-- Start of Data lines --
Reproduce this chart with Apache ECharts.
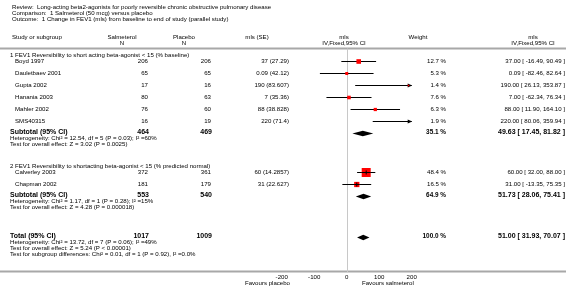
<!DOCTYPE html>
<html>
<head>
<meta charset="utf-8">
<script src="https://cdn.jsdelivr.net/npm/echarts@6/dist/echarts.min.js"></script>
<style>
  html, body { margin: 0; padding: 0; background: #fff; }
  #chart { width: 566px; height: 296px; }
</style>
</head>
<body>
<div id="chart"></div>
<script>
// ---- data ----
const titleLines = [
  'Review:  Long-acting beta2-agonists for poorly reversible chronic obstructive pulmonary disease',
  'Comparison:  1 Salmeterol (50 mcg) versus placebo',
  'Outcome:  1 Change in FEV1 (mls) from baseline to end of study (parallel study)'
]
const groupLabels = [
  '1 FEV1 Reversibility to short acting beta-agonist < 15 (% baseline)',
  '2 FEV1 Reversibility to shortacting beta-agonist < 15 (% predicted normal)'
]
const studyNames = ['Boyd 1997', 'Dauletbaev 2001', 'Gupta 2002', 'Hanania 2003', 'Mahler 2002', 'SMS40315', 'Calverley 2003', 'Chapman 2002']
const studyGroup = [0, 0, 0, 0, 0, 0, 1, 1]
const salmN = [206, 65, 17, 80, 76, 16, 372, 181]
const placN = [206, 65, 16, 63, 60, 19, 361, 179]
const studySE = ['27.29', '42.12', '83.607', '35.36', '38.828', '71.4', '14.2857', '22.627']
const studyEst = [37, 0.09, 190, 7, 88, 220, 60, 31]
const studyLow = [-16.49, -82.46, 26.13, -62.34, 11.90, 80.06, 32.00, -13.35]
const studyHigh = [90.49, 82.64, 353.87, 76.34, 164.10, 359.94, 88.00, 75.35]
const studyWeight = [12.7, 5.3, 1.4, 7.6, 6.3, 1.9, 48.4, 16.5]

const subSalmN = [464, 553]
const subPlacN = [469, 540]
const subEst = [49.63, 51.73]
const subLow = [17.45, 28.06]
const subHigh = [81.82, 75.41]
const subWeight = [35.1, 64.9]
const subNotes = [
  ['Heterogeneity: Chi\u00b2 = 12.54, df = 5 (P = 0.03); I\u00b2 =60%', 'Test for overall effect: Z = 3.02 (P = 0.0025)'],
  ['Heterogeneity: Chi\u00b2 = 1.17, df = 1 (P = 0.28); I\u00b2 =15%', 'Test for overall effect: Z = 4.28 (P = 0.000018)']
]

const totalN = [1017, 1009]
const totalEst = 51.00, totalLow = 31.93, totalHigh = 70.07, totalWeight = 100.0
const totalNotes = [
  'Heterogeneity: Chi\u00b2 = 13.72, df = 7 (P = 0.06); I\u00b2 =49%',
  'Test for overall effect: Z = 5.24 (P < 0.00001)',
  'Test for subgroup differences: Chi\u00b2 = 0.01, df = 1 (P = 0.92), I\u00b2 =0.0%'
]

const xTicks = [-200, -100, 0, 100, 200]
const favours = ['Favours placebo', 'Favours salmeterol']

// ---- layout ----
const FONT = '"Liberation Sans", Arial, sans-serif'
const SMALL = 6.1
const BIG = 7
const XMIN = xTicks[0], XMAX = xTicks[xTicks.length - 1]
const AXIS_Y = 272

// row slots (pixel rows on the y value axis)
const groupTop = [55, 166]
const studyRow = []
const groupRows = [[], []]
studyNames.forEach((n, i) => {
  const g = studyGroup[i]
  const y = groupTop[g] + 6 + 12 * groupRows[g].length
  groupRows[g].push(y)
  studyRow.push(y)
})
const subRow = groupRows.map(r => r[r.length - 1] + 11.5)
const totalRow = 236.5

const fmt2 = v => v.toFixed(2)
const ciText = (e, l, h) => fmt2(e) + ' [ ' + fmt2(l) + ', ' + fmt2(h) + ' ]'

const chart = echarts.init(document.getElementById('chart'))

function renderStudy(params, api) {
  const e = api.value(0), lo = api.value(1), hi = api.value(2), w = api.value(3), row = api.value(4)
  const l = api.coord([Math.max(lo, XMIN), row])
  const r = api.coord([Math.min(hi, XMAX), row])
  const y = Math.round(l[1]) + 0.5
  const kids = [{
    type: 'line', shape: { x1: l[0], y1: y, x2: r[0], y2: y },
    style: { stroke: '#000', lineWidth: 1 }
  }]
  if (hi > XMAX) {
    kids.push({ type: 'polygon', shape: { points: [[r[0] - 4, y - 2], [r[0] + 0.5, y], [r[0] - 4, y + 2]] }, style: { fill: '#000' } })
  }
  if (lo < XMIN) {
    kids.push({ type: 'polygon', shape: { points: [[l[0] + 4, y - 2], [l[0] - 0.5, y], [l[0] + 4, y + 2]] }, style: { fill: '#000' } })
  }
  if (e >= XMIN && e <= XMAX) {
    const c = api.coord([e, row])
    const s = Math.max(1.5, 9 * Math.sqrt(w / 48.4))
    kids.push({ type: 'rect', shape: { x: c[0] - s / 2, y: y - s / 2, width: s, height: s }, style: { fill: '#ff0000' } })
    if (s > 5) {
      kids.push({ type: 'line', shape: { x1: c[0], y1: y - 2, x2: c[0], y2: y + 2 }, style: { stroke: '#000', lineWidth: 1 } })
      kids.push({ type: 'line', shape: { x1: c[0] - s / 2, y1: y, x2: c[0] + s / 2, y2: y }, style: { stroke: '#000', lineWidth: 1 } })
    }
  }
  return { type: 'group', children: kids }
}

function renderDiamond(params, api) {
  const e = api.coord([api.value(0), api.value(3)])
  const l = api.coord([api.value(1), api.value(3)])
  const r = api.coord([api.value(2), api.value(3)])
  const y = Math.round(e[1]) + 0.5
  return {
    type: 'polygon',
    shape: { points: [[l[0], y], [e[0], y - 2.7], [r[0], y], [e[0], y + 2.7]] },
    style: { fill: '#000' }
  }
}

function renderZero(params, api) {
  const a = api.coord([api.value(0), api.value(1)])
  const b = api.coord([api.value(0), api.value(2)])
  const x = Math.round(a[0]) + 0.5
  return { type: 'line', shape: { x1: x, y1: a[1], x2: x, y2: b[1] }, style: { stroke: '#c8c8c8', lineWidth: 1 } }
}

chart.setOption({
  animation: false,
  grid: { left: 281.7, width: 130, top: 0, height: AXIS_Y },
  xAxis: {
    type: 'value', min: XMIN, max: XMAX, interval: 100,
    axisLine: { show: false },
    axisTick: { show: true, inside: true, length: 3, lineStyle: { color: '#444', width: 1 } },
    axisLabel: { fontSize: SMALL, fontFamily: FONT, color: '#000', margin: 2 },
    splitLine: { show: false }
  },
  yAxis: { type: 'value', min: 0, max: AXIS_Y, inverse: true, show: false },
  series: [
    {
      type: 'custom', renderItem: renderZero, clip: false,
      data: [[0, 48.5, AXIS_Y]]
    },
    {
      type: 'custom', renderItem: renderStudy, clip: false,
      data: studyNames.map((n, i) => [studyEst[i], studyLow[i], studyHigh[i], studyWeight[i], studyRow[i]])
    },
    {
      type: 'custom', renderItem: renderDiamond, clip: false,
      data: subEst.map((e, g) => [e, subLow[g], subHigh[g], subRow[g]])
        .concat([[totalEst, totalLow, totalHigh, totalRow]])
    }
  ]
})

// ---- text columns ----
const rowPx = r => chart.convertToPixel({ gridIndex: 0 }, [0, r])[1]
const items = []
function txt(x, row, text, align, size, bold) {
  items.push({
    type: 'text', x: x, y: row > AXIS_Y ? row : rowPx(row),
    style: {
      text: String(text), align: align || 'left', verticalAlign: 'middle',
      fontSize: size || SMALL, fontWeight: bold ? 'bold' : 'normal', fontFamily: FONT, fill: '#000'
    }
  })
}

const COL = { study: 15, group: 10, title: 12, salm: 148, salmHead: 122, plac: 211, placHead: 184, se: 289, seHead: 257, plot: 344, weight: 446, weightHead: 418, ci: 565, ciHead: 533 }

titleLines.forEach((t, i) => txt(COL.title, 7 + 6 * i, t))
txt(COL.title, 37, 'Study or subgroup')
txt(COL.salmHead, 37, 'Salmeterol', 'center'); txt(COL.salmHead, 43, 'N', 'center')
txt(COL.placHead, 37, 'Placebo', 'center'); txt(COL.placHead, 43, 'N', 'center')
txt(COL.seHead, 37, 'mls (SE)', 'center')
txt(COL.plot, 37, 'mls', 'center'); txt(COL.plot, 43, 'IV,Fixed,95% CI', 'center')
txt(COL.weightHead, 37, 'Weight', 'center')
txt(COL.ciHead, 37, 'mls', 'center'); txt(COL.ciHead, 43, 'IV,Fixed,95% CI', 'center')

groupLabels.forEach((g, gi) => {
  txt(COL.group, groupTop[gi], g)
  const s = subRow[gi]
  txt(COL.group, s, 'Subtotal (95% CI)', 'left', BIG, true)
  txt(COL.salm + 1, s, subSalmN[gi], 'right', BIG, true)
  txt(COL.plac + 1, s, subPlacN[gi], 'right', BIG, true)
  txt(COL.weight, s, subWeight[gi].toFixed(1) + ' %', 'right', 6.4, true)
  txt(COL.ci, s, ciText(subEst[gi], subLow[gi], subHigh[gi]), 'right', BIG, true)
  subNotes[gi].forEach((n, k) => txt(COL.group, s + 6.3 + 6 * k, n))
})

studyNames.forEach((n, i) => {
  const r = studyRow[i]
  txt(COL.study, r, n)
  txt(COL.salm, r, salmN[i], 'right')
  txt(COL.plac, r, placN[i], 'right')
  txt(COL.se, r, studyEst[i] + ' (' + studySE[i] + ')', 'right')
  txt(COL.weight, r, studyWeight[i].toFixed(1) + ' %', 'right')
  txt(COL.ci, r, ciText(studyEst[i], studyLow[i], studyHigh[i]), 'right')
})

txt(COL.group, totalRow, 'Total (95% CI)', 'left', BIG, true)
txt(COL.salm + 1, totalRow, totalN[0], 'right', BIG, true)
txt(COL.plac + 1, totalRow, totalN[1], 'right', BIG, true)
txt(COL.weight, totalRow, totalWeight.toFixed(1) + ' %', 'right', 6.4, true)
txt(COL.ci, totalRow, ciText(totalEst, totalLow, totalHigh), 'right', BIG, true)
totalNotes.forEach((n, k) => txt(COL.group, totalRow + 6 + 5.8 * k, n))

txt(290, 283.5, favours[0], 'right')
txt(362, 283.5, favours[1], 'left')

// full-width grey rules under the header and along the axis
items.push({ type: 'rect', shape: { x: 0, y: 47.5, width: 566, height: 2 }, style: { fill: '#a8a8a8' } })
items.push({ type: 'rect', shape: { x: 0, y: AXIS_Y - 1.5, width: 566, height: 2 }, style: { fill: '#a8a8a8' } })

chart.setOption({ graphic: { elements: items } })
</script>
</body>
</html>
-- End of Data lines --
Restate the data word for word from its first line through the line with "const studyWeight = [12.7, 5.3, 1.4, 7.6, 6.3, 1.9, 48.4, 16.5]", leaving out any picture along the way.

Reproduce this chart with Apache ECharts.
<!DOCTYPE html>
<html>
<head>
<meta charset="utf-8">
<script src="https://cdn.jsdelivr.net/npm/echarts@6/dist/echarts.min.js"></script>
<style>
  html, body { margin: 0; padding: 0; background: #fff; }
  #chart { width: 566px; height: 296px; }
</style>
</head>
<body>
<div id="chart"></div>
<script>
// ---- data ----
const titleLines = [
  'Review:  Long-acting beta2-agonists for poorly reversible chronic obstructive pulmonary disease',
  'Comparison:  1 Salmeterol (50 mcg) versus placebo',
  'Outcome:  1 Change in FEV1 (mls) from baseline to end of study (parallel study)'
]
const groupLabels = [
  '1 FEV1 Reversibility to short acting beta-agonist < 15 (% baseline)',
  '2 FEV1 Reversibility to shortacting beta-agonist < 15 (% predicted normal)'
]
const studyNames = ['Boyd 1997', 'Dauletbaev 2001', 'Gupta 2002', 'Hanania 2003', 'Mahler 2002', 'SMS40315', 'Calverley 2003', 'Chapman 2002']
const studyGroup = [0, 0, 0, 0, 0, 0, 1, 1]
const salmN = [206, 65, 17, 80, 76, 16, 372, 181]
const placN = [206, 65, 16, 63, 60, 19, 361, 179]
const studySE = ['27.29', '42.12', '83.607', '35.36', '38.828', '71.4', '14.2857', '22.627']
const studyEst = [37, 0.09, 190, 7, 88, 220, 60, 31]
const studyLow = [-16.49, -82.46, 26.13, -62.34, 11.90, 80.06, 32.00, -13.35]
const studyHigh = [90.49, 82.64, 353.87, 76.34, 164.10, 359.94, 88.00, 75.35]
const studyWeight = [12.7, 5.3, 1.4, 7.6, 6.3, 1.9, 48.4, 16.5]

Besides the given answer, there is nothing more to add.